Smoking is bad for your health. We’ve known that for decades. Now, the focus is turning more towards “how bad is it”  and “when is it the worst,” either so smokers who can’t give it up can smoke “safely,” or just because we’re curious. According to a new study in CANCER, the journal for the American Cancer Society, the answers to those questions, respectively, are : “It’s really bad” and “it’s even worse first thing in the morning.”
Now, if you talk to a smoker, they’ll probably tell you cigarettes are the best in the morning, and at lunch, and right before bed, and after a few drinks, but the study shows that compared to smokers who wait an hour before pulling out the pack, smokers who light up within 31-60 minutes after waking up are 1.31 times more likely to develop lung cancer, and smokers who smoke a bogey in the first 30 minutes are 1.79 times as likely.

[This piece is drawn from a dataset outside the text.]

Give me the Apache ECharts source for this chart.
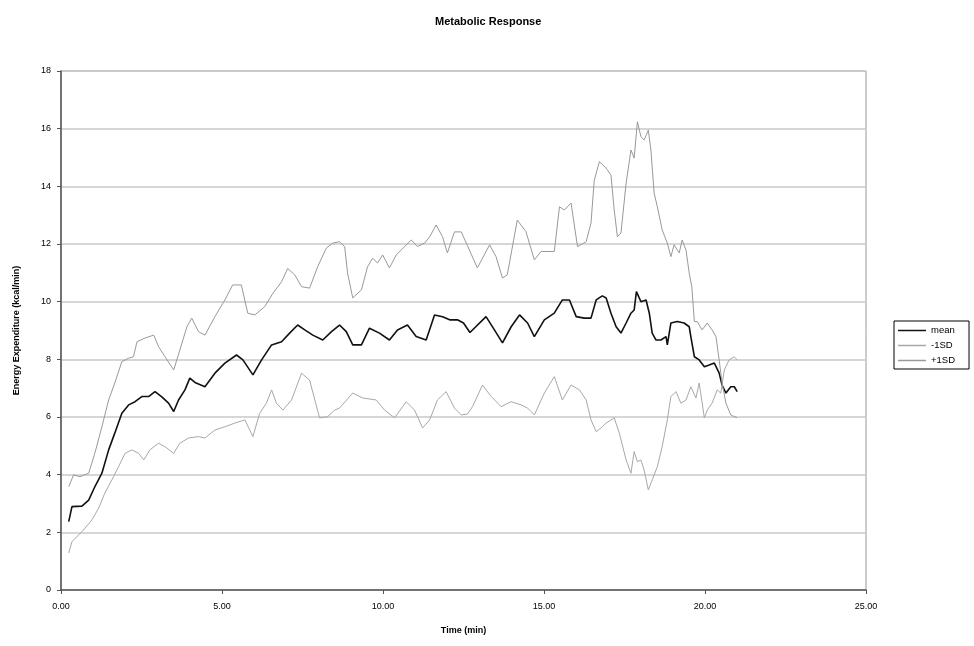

The study suggests that “[i]t may be a combination of genetic and personal factors that cause a higher dependence to nicotine.” That statement lays bare what might be the underlying logic of this discovery. After giving some thought to our good friend post hoc ergo propter hoc, it makes sense to think that maybe it’s not the act of smoking in the morning that raises risk, but rather the fact that people who are likely to smoke early in the morning probably have a more intense nicotine dependence and just smoke a lot more often. Still, I suppose if you are going to sit down and smoke 7 cigarettes at once, you might as well wait until you’ve been awake for at least an hour, and are near a bathroom. Can’t hurt anymore than doing it in the first place.